A healthy Rays offense is definitely better than the horrible one we’ve witnessed for the past couple of months, which is why—when combined with great pitching—the Rays should have themselves a dangerous team down the stretch.
Tampa’s offense could use any help it can get, and some answers could be found down in the farm. Any potential call-ups to boost the offense would probably be in September.
One legitimate option is Henry Wrigley. The slugging first baseman has hit .319/.355/.523 with 11 homers and 47 RBI ever since being promoted to Triple-A Durham 74 games ago. With the Rays now planning to play Carlos Pena less against left-handed pitching, Wrigley could possibly platoon with him at first, or he could perhaps just serve as an extra right-handed bat off the bench with the rosters expanding to 40 men.
Tim Beckham could finally break into the big leagues this September after five disappointing years in the minors. I’m not sure how much Beckham—who’s currently hitting .262/.342/.342 with Durham—would boost the Rays’ offense. His best-case scenario in 2012 is taking over Will Rhymes’ role, and he could contribute if he gets hot down the stretch.
One last Triple-A bat worthy of mentioning is that of C/OF Stephen Vogt. Vogt failed to record a hit in 17 at-bats with the Rays earlier this season when he was called up, but he’ll likely get a second chance in September. He has hit .290/.359/.456 with nine homers and 40 RBI this season in Durham.
They’re Only a Half-Game Back!
If anybody can comeback from a Wild Card deficit to clinch the playoffs it’s the Tampa Bay Rays. The “comeback kids” were trailing the Red Sox for their only chance at a playoff spot by nine games as late as September 1 last season, and we all know how that story ended.

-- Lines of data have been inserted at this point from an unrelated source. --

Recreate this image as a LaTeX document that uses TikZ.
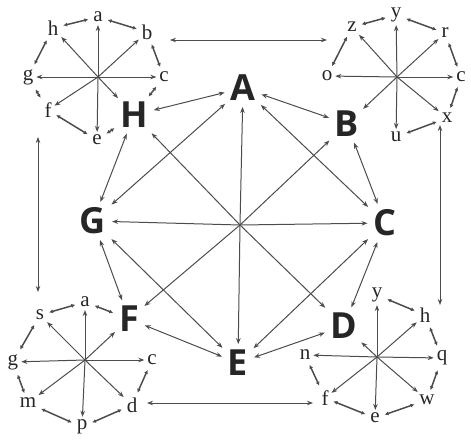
\documentclass[tikz,border=0pt]{standalone}
\usepackage{fontspec}
\newfontfamily\bigf{Open Sans}
\newfontfamily\smf{Liberation Serif}
\usetikzlibrary{arrows.meta}
\begin{document}
\begin{tikzpicture}[x=1pt,y=-1pt,
 big/.style={font=\bigf\bfseries\fontsize{36}{36}\selectfont, inner sep=1pt, outer sep=3pt, text=black!85},
 sm/.style={font=\smf\fontsize{21}{21}\selectfont, inner sep=0.5pt, outer sep=2.5pt, text=black!85},
 arr/.style={-{Stealth[length=6pt,width=4.5pt]}, line width=1pt, draw=black!70},
 dbl/.style={{Stealth[length=6pt,width=4.5pt]}-{Stealth[length=6pt,width=4.5pt]}, line width=1pt, draw=black!70, shorten <=2pt, shorten >=2pt},
 ring/.style={{Latex[length=4pt,width=4pt]}-{Latex[length=4pt,width=4pt]}, line width=1.5pt, draw=black!70, shorten <=2pt, shorten >=2pt},
]
\useasboundingbox (0,0) rectangle (471,439);
% big letters
\node[big] (A) at (243,88) {A};
\node[big] (B) at (347,124) {B};
\node[big] (C) at (385,223) {C};
\node[big] (D) at (344,326) {D};
\node[big] (E) at (238,363) {E};
\node[big] (F) at (129,319) {F};
\node[big] (G) at (93,221) {G};
\node[big] (H) at (134,115) {H};
\coordinate (O) at (240,225);
\foreach \n in {A,B,C,D,E,F,G,H} \draw[arr, shorten >=2pt] (O) -- (\n);
\foreach \p/\q in {A/G,A/C,G/E,C/E,A/H,A/B,B/C,C/D,D/E,E/F,F/G,G/H} \draw[dbl] (\p) -- (\q);
% star top-left
\coordinate (O1) at (98,77);
\node[sm] (a1) at (98,17) {a};
\node[sm] (b1) at (147,32) {b};
\node[sm] (c1) at (164,77) {c};
\node[sm] (e1) at (97,140) {e};
\node[sm] (f1) at (48,110) {f};
\node[sm] (g1) at (28,77) {g};
\node[sm] (h1) at (53,28) {h};
\foreach \n in {a1,b1,c1,e1,f1,g1,h1,H} \draw[arr] (O1) -- (\n);
\foreach \p/\q in {h1/a1,a1/b1,b1/c1,c1/H,H/e1,e1/f1,f1/g1,g1/h1} \draw[ring] (\p) -- (\q);
% star top-right
\coordinate (O2) at (397,77);
\node[sm] (y2) at (396,15) {y};
\node[sm] (r2) at (445,33) {r};
\node[sm] (c2) at (461,77) {c};
\node[sm] (x2) at (447,118) {x};
\node[sm] (u2) at (396,137) {u};
\node[sm] (o2) at (327,76) {o};
\node[sm] (z2) at (352,27) {z};
\foreach \n in {y2,r2,c2,x2,u2,o2,z2,B} \draw[arr] (O2) -- (\n);
\foreach \p/\q in {z2/y2,y2/r2,r2/c2,c2/x2,x2/u2,o2/z2} \draw[ring] (\p) -- (\q);
% star bottom-left
\coordinate (O3) at (85,360);
\node[sm] (a3) at (85,302) {a};
\node[sm] (s3) at (40,315) {s};
\node[sm] (g3) at (13,362) {g};
\node[sm] (m3) at (28,403) {m};
\node[sm] (p3) at (82,427) {p};
\node[sm] (d3) at (132,405) {d};
\node[sm] (c3) at (152,360) {c};
\foreach \n in {a3,s3,g3,m3,p3,d3,c3,F} \draw[arr] (O3) -- (\n);
\foreach \p/\q in {s3/a3,a3/F,s3/g3,g3/m3,m3/p3,p3/d3,d3/c3} \draw[ring] (\p) -- (\q);
% star bottom-right
\coordinate (O4) at (377,357);
\node[sm] (y4) at (377,295) {y};
\node[sm] (h4) at (425,315) {h};
\node[sm] (q4) at (442,358) {q};
\node[sm] (w4) at (427,400) {w};
\node[sm] (e4) at (375,418) {e};
\node[sm] (f4) at (325,398) {f};
\node[sm] (n4) at (305,355) {n};
\foreach \n in {y4,h4,q4,w4,e4,f4,n4,D} \draw[arr] (O4) -- (\n);
\foreach \p/\q in {y4/h4,h4/q4,q4/w4,w4/e4,e4/f4,f4/n4} \draw[ring] (\p) -- (\q);
% outer links
\coordinate (t1) at (170,40); \coordinate (t2) at (327,40);
\coordinate (l1) at (38,137); \coordinate (l2) at (38,292);
\coordinate (r1) at (440,125); \coordinate (r2) at (440,305);
\coordinate (u1) at (147,403); \coordinate (u2) at (313,403);
\draw[dbl, shorten <=0pt, shorten >=0pt] (t1) -- (t2);
\draw[dbl, shorten <=0pt, shorten >=0pt] (l1) -- (l2);
\draw[dbl, shorten <=0pt, shorten >=0pt] (r1) -- (r2);
\draw[dbl, shorten <=0pt, shorten >=0pt] (u1) -- (u2);
\end{tikzpicture}
\end{document}
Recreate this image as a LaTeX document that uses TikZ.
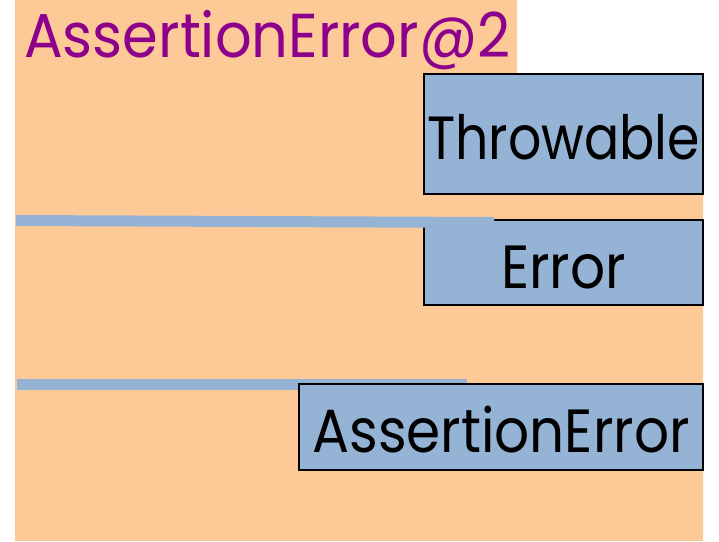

Now trailing by only a half-game with plenty of time left, the Rays have a much easier challenge in 2012. The teams ahead of them—such as Baltimore, Oakland and Chicago (assuming Detroit outplays them down the stretch)—are probably weaker teams than the 2011 Red Sox.
Another reason to like the Rays’ chances of making the playoffs is the new postseason format; there’s now an extra Wild Card spot. This heavily increases their playoff odds, and makes them a Wild Card favorite in my eyes.